Set task: Your task is to retype the lines between the line with "Give me the Bokeh source for this chart." and the line with "from bokeh.resources import INLINE", inclusive. Copy no pictures and no other lines.

Records provided:
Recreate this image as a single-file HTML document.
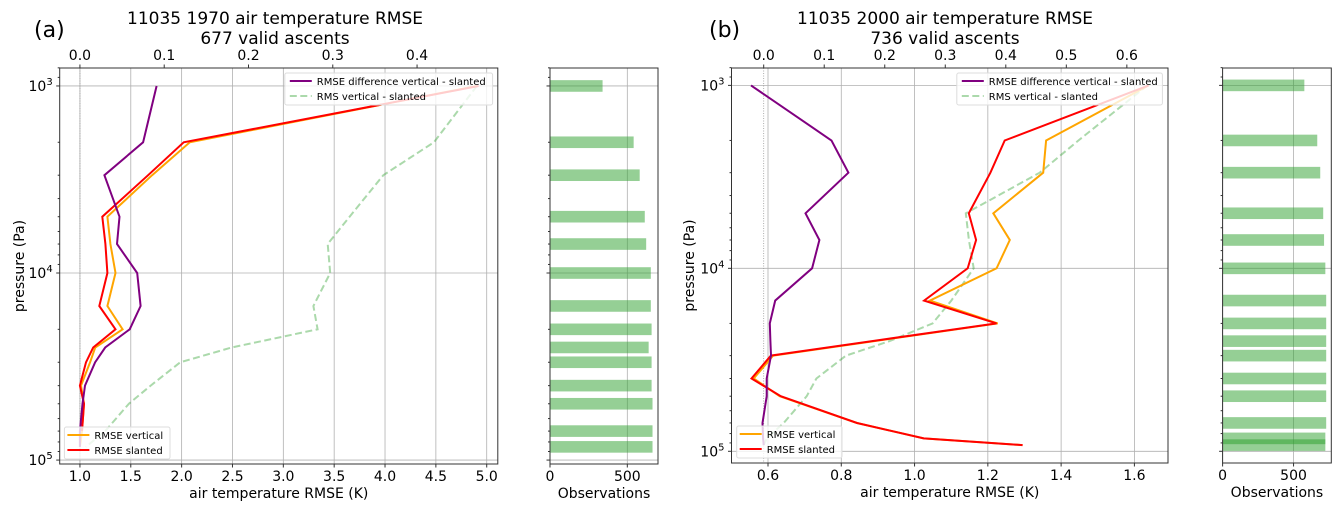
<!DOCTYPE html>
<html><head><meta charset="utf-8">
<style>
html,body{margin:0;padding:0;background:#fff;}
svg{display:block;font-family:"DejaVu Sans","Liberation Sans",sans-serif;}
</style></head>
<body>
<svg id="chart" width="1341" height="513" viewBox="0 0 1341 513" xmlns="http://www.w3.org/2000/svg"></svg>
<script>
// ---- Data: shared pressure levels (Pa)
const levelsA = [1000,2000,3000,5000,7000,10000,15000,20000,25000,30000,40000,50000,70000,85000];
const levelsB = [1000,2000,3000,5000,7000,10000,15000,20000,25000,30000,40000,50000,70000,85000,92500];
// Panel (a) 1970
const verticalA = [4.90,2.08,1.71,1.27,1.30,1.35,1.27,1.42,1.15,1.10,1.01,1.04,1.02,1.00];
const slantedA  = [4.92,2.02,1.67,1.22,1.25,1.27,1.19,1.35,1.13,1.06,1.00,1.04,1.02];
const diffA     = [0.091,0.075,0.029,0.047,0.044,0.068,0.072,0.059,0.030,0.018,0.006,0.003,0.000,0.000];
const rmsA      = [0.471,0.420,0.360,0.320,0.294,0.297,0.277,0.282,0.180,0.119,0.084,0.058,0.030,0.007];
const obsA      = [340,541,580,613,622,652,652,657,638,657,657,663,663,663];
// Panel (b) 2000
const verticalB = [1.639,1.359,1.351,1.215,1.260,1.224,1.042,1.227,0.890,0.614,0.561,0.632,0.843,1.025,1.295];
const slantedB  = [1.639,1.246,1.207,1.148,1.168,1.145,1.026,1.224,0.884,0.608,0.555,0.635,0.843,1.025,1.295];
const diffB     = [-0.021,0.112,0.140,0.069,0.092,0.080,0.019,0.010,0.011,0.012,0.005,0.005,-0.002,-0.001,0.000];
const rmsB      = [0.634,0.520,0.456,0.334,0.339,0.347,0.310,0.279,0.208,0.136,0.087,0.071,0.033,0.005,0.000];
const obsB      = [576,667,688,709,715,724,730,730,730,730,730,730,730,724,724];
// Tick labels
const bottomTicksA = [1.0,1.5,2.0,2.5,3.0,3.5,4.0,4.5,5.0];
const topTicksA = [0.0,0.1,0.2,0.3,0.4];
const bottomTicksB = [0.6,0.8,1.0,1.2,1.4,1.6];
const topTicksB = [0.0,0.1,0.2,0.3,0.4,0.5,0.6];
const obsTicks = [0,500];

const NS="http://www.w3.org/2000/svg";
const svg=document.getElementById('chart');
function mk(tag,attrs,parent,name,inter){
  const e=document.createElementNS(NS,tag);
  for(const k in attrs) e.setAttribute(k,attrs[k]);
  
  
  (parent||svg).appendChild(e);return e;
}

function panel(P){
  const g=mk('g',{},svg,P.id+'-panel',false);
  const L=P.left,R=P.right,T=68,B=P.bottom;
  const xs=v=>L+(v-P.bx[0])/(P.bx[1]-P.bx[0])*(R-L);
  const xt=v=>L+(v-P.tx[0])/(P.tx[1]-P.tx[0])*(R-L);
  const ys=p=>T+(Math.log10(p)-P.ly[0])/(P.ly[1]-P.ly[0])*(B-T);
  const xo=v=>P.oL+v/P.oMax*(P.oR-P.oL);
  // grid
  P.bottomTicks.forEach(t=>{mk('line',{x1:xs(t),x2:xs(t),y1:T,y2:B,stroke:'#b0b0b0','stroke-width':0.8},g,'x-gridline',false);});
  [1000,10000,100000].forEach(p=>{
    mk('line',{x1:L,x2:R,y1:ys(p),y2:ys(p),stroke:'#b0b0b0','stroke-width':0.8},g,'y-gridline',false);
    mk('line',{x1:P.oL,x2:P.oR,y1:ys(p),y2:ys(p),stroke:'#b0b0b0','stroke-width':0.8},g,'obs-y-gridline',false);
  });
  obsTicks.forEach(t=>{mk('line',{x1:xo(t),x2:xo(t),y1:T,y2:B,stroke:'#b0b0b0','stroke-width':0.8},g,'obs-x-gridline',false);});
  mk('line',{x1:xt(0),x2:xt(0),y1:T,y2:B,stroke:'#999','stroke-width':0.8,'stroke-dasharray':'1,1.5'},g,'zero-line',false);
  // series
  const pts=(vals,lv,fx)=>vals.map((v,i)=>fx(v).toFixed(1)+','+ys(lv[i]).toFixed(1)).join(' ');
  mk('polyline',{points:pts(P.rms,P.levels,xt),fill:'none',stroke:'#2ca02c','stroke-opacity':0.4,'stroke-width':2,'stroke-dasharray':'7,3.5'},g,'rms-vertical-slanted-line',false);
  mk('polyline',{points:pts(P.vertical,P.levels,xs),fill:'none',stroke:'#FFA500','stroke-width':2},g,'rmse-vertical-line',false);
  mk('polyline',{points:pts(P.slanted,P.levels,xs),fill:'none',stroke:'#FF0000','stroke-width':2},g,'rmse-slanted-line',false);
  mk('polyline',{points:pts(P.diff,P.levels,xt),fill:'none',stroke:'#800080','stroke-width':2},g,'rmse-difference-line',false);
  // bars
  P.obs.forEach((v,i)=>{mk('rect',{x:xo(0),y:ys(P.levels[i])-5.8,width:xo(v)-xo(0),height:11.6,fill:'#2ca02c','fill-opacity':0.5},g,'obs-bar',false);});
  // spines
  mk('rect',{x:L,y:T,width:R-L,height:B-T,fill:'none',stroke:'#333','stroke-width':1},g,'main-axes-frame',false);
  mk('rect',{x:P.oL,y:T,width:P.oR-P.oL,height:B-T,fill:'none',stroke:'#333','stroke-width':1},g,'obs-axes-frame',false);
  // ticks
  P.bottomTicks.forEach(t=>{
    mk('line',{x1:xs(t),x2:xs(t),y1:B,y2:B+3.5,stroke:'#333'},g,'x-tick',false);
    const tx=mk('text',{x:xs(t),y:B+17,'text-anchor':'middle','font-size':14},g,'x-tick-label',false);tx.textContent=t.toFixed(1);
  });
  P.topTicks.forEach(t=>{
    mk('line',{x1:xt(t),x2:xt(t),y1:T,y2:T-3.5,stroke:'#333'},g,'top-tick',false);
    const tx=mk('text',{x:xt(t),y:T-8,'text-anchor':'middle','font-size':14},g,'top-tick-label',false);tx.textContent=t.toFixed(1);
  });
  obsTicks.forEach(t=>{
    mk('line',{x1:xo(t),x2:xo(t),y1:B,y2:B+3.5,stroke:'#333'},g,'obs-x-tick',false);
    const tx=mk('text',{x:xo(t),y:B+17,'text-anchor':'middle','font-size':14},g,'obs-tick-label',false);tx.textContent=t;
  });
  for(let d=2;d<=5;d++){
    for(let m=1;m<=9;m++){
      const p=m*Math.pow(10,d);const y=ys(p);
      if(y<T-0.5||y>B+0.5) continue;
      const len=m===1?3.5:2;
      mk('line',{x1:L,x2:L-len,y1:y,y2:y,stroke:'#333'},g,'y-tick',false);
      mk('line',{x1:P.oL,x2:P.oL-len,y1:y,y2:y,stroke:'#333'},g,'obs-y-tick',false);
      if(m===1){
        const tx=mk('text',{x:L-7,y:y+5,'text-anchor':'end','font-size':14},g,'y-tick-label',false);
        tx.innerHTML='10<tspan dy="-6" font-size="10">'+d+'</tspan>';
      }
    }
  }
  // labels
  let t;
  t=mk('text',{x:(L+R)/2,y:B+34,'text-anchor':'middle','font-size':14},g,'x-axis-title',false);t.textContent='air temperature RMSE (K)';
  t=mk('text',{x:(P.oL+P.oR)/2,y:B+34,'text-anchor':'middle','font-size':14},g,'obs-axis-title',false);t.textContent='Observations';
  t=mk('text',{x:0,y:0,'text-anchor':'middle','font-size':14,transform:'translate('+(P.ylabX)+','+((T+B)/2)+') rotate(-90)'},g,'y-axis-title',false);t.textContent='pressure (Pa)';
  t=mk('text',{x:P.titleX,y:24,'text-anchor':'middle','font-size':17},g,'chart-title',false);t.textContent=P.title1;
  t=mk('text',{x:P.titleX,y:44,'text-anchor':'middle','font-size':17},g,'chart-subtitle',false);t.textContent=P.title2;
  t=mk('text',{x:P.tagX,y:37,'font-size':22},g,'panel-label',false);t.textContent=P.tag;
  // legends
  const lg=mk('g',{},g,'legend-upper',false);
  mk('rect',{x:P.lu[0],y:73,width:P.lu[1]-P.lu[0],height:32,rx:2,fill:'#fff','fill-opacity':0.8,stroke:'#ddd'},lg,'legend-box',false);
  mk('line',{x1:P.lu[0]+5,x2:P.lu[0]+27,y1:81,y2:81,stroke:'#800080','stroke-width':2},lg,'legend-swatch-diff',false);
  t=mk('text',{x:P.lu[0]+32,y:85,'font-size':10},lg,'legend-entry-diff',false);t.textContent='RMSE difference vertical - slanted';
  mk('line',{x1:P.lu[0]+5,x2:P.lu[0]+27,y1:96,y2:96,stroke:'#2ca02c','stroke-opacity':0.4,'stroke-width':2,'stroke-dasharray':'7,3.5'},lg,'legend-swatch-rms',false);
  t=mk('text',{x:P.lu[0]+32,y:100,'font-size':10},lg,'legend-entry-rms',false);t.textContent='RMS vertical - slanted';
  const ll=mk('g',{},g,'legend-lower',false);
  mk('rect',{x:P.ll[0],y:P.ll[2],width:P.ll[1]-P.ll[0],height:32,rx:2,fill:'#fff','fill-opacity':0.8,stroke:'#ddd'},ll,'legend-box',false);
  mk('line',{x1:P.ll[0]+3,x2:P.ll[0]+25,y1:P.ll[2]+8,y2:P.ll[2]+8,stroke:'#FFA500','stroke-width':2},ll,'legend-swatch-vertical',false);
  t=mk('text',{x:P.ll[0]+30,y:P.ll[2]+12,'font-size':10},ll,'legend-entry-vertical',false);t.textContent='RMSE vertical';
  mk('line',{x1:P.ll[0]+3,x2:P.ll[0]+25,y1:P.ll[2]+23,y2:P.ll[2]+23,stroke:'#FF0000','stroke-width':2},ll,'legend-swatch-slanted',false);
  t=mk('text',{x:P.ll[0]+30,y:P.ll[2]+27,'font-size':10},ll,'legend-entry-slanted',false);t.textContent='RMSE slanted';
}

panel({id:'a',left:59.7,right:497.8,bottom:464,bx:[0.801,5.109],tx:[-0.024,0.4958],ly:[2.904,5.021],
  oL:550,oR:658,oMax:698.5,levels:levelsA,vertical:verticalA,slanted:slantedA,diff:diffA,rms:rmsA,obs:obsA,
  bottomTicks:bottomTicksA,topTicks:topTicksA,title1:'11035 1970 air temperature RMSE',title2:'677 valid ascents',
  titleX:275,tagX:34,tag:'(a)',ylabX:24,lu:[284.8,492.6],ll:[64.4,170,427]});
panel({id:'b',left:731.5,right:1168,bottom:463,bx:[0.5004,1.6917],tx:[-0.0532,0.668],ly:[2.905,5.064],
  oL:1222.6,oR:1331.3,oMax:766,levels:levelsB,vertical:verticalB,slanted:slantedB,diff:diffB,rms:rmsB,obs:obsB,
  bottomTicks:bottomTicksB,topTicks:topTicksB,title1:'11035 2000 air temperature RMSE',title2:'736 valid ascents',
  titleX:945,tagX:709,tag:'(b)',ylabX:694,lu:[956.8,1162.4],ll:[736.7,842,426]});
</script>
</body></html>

* * *

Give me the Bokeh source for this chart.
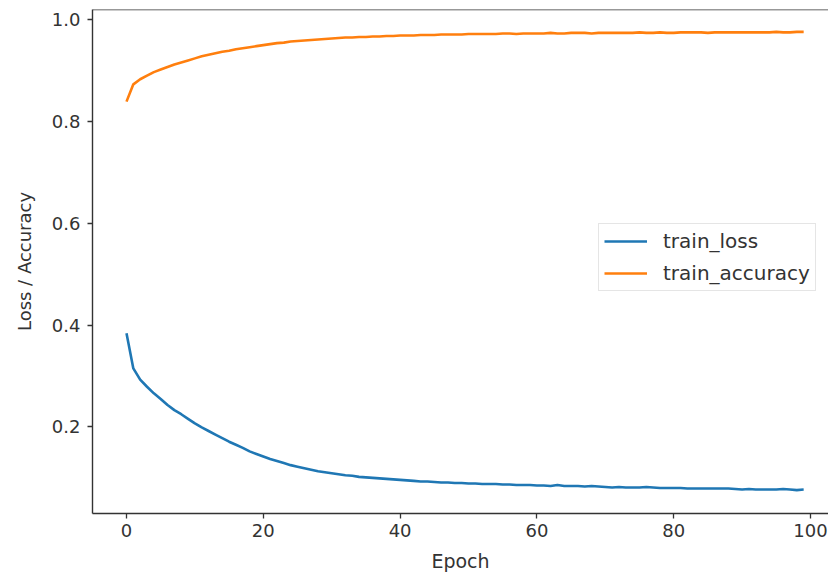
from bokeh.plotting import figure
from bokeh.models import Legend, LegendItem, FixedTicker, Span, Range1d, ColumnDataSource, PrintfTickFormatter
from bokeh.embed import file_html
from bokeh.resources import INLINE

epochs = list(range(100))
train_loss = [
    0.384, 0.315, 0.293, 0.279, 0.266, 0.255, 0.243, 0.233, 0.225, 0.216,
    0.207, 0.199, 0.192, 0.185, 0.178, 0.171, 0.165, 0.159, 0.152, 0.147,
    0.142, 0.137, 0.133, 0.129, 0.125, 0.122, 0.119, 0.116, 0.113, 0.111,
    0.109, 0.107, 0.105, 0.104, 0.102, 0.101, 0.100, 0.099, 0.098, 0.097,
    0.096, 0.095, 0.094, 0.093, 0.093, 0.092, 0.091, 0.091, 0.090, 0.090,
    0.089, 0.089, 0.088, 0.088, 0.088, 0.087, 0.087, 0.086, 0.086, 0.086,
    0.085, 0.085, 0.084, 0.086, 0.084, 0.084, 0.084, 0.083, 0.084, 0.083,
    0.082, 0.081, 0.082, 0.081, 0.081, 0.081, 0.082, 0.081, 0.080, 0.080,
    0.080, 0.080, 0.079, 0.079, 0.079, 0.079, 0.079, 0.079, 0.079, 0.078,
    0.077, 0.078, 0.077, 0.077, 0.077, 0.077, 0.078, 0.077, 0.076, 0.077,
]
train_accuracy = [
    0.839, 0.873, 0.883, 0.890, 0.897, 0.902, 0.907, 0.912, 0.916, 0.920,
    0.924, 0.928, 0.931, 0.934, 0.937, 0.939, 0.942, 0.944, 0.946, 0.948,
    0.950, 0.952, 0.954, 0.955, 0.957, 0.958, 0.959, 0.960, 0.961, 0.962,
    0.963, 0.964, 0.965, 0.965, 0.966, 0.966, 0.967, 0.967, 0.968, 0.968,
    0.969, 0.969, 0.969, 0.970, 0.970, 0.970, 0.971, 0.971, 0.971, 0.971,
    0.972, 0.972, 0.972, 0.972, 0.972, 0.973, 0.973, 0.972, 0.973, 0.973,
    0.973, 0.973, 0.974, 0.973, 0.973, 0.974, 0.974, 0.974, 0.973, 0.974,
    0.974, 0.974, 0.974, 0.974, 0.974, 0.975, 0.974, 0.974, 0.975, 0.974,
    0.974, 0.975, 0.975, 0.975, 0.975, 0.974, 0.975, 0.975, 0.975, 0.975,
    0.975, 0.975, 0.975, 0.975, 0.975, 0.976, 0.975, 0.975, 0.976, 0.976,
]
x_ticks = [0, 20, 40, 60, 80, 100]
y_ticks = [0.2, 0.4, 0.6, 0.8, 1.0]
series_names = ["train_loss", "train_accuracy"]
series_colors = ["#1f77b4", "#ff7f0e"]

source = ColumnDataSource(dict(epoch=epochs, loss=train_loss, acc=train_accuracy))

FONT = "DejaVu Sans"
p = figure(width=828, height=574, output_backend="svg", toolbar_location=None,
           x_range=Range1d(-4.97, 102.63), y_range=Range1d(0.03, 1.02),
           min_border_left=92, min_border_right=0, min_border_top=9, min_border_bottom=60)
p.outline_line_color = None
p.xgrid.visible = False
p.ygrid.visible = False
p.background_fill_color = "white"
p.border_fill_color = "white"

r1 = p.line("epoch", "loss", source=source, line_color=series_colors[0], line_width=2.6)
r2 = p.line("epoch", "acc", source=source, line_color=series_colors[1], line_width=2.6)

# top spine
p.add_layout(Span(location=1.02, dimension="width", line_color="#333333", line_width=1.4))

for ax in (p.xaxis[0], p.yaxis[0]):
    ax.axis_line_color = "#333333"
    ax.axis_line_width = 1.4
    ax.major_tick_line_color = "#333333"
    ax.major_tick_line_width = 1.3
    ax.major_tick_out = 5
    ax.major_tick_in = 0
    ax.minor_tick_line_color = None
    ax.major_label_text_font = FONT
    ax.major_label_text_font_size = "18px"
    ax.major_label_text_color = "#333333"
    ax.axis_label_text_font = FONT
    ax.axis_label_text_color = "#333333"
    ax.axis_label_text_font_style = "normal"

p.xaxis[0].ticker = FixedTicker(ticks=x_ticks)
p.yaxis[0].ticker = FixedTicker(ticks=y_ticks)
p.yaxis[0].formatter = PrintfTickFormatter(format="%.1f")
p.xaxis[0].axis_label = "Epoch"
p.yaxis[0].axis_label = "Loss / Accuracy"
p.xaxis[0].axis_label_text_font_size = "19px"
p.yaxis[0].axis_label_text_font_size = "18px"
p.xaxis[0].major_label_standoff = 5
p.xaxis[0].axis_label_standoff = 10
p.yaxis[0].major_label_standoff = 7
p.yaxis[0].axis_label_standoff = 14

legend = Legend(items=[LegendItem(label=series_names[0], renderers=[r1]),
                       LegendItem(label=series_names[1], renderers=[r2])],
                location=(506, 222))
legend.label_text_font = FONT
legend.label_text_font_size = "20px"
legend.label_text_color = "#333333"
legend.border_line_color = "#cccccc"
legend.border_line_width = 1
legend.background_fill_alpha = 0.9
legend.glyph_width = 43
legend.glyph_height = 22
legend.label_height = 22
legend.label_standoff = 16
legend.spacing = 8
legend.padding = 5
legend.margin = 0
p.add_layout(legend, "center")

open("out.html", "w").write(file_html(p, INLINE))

==

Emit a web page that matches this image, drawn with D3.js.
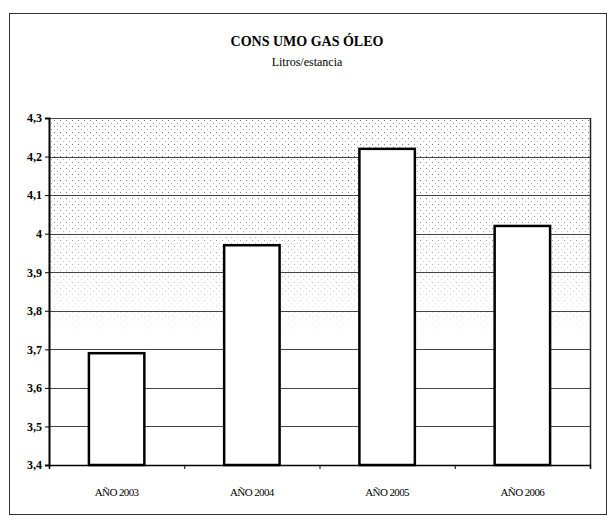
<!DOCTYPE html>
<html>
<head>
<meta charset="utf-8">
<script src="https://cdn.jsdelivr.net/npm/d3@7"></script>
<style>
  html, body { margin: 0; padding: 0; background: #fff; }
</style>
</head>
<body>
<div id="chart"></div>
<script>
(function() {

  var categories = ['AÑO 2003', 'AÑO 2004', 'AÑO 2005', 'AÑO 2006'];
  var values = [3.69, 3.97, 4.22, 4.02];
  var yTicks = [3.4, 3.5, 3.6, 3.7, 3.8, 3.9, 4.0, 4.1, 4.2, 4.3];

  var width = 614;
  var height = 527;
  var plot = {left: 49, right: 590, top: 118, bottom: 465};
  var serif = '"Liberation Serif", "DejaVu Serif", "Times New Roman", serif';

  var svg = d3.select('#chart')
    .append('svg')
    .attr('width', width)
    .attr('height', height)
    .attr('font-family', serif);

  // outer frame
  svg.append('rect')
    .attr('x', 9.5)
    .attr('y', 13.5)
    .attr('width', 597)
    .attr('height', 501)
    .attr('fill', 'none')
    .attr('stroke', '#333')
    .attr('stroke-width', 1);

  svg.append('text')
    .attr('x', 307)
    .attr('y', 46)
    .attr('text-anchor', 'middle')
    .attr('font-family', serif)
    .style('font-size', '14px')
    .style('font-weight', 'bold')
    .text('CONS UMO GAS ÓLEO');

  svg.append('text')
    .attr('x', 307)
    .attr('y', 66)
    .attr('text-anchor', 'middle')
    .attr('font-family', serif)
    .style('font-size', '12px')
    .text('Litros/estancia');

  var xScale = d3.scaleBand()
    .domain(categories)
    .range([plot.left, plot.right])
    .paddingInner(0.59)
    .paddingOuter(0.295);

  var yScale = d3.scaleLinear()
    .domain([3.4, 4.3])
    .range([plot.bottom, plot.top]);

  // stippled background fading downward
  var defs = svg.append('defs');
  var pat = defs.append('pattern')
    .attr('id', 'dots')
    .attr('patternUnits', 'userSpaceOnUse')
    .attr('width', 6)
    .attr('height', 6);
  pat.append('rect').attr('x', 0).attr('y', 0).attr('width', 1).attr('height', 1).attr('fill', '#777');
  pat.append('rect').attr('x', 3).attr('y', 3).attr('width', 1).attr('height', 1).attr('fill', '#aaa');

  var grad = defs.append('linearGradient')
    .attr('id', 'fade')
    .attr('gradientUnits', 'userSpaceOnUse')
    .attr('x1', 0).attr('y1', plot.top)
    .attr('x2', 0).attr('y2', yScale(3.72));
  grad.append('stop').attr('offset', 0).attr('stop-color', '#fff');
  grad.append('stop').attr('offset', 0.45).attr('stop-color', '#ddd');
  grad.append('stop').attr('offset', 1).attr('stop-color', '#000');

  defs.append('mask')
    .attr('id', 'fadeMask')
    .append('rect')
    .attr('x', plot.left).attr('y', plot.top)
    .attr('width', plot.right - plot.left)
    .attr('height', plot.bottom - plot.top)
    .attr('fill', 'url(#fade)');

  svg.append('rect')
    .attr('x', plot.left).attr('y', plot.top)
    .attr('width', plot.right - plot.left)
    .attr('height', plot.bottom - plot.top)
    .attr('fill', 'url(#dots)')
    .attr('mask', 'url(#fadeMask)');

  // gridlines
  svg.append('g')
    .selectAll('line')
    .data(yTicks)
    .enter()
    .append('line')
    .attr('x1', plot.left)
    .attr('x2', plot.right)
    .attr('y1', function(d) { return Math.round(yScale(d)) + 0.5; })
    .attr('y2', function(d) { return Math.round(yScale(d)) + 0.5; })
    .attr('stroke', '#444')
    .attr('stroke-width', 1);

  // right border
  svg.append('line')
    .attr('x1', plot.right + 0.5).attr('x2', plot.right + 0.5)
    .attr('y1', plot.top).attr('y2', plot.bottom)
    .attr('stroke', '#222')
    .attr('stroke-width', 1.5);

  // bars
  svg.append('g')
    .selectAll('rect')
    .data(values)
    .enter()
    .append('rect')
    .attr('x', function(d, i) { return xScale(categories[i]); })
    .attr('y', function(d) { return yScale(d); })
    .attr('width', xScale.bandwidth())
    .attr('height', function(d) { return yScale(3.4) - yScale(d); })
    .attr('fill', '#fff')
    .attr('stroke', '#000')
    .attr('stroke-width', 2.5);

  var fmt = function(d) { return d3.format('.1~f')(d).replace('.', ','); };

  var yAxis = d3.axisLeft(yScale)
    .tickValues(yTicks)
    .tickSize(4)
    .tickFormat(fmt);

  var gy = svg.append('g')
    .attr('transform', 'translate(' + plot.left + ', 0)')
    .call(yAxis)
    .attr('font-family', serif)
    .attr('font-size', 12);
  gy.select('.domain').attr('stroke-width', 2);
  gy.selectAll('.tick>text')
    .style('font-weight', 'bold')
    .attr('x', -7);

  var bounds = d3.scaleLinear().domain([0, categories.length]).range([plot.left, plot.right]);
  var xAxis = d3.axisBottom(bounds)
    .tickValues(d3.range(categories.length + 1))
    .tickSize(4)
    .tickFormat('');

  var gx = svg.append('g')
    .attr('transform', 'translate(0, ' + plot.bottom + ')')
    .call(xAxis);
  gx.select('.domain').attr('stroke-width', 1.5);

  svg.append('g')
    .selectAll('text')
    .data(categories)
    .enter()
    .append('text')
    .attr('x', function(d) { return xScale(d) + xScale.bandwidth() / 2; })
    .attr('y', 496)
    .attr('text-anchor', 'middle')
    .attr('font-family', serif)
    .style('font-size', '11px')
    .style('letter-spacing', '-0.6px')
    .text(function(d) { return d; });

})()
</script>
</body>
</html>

The completed task:
Give me the Bokeh source for this chart.
from bokeh.plotting import figure
from bokeh.models import Legend, LegendItem, FixedTicker, Span, Range1d, ColumnDataSource, PrintfTickFormatter
from bokeh.embed import file_html
from bokeh.resources import INLINE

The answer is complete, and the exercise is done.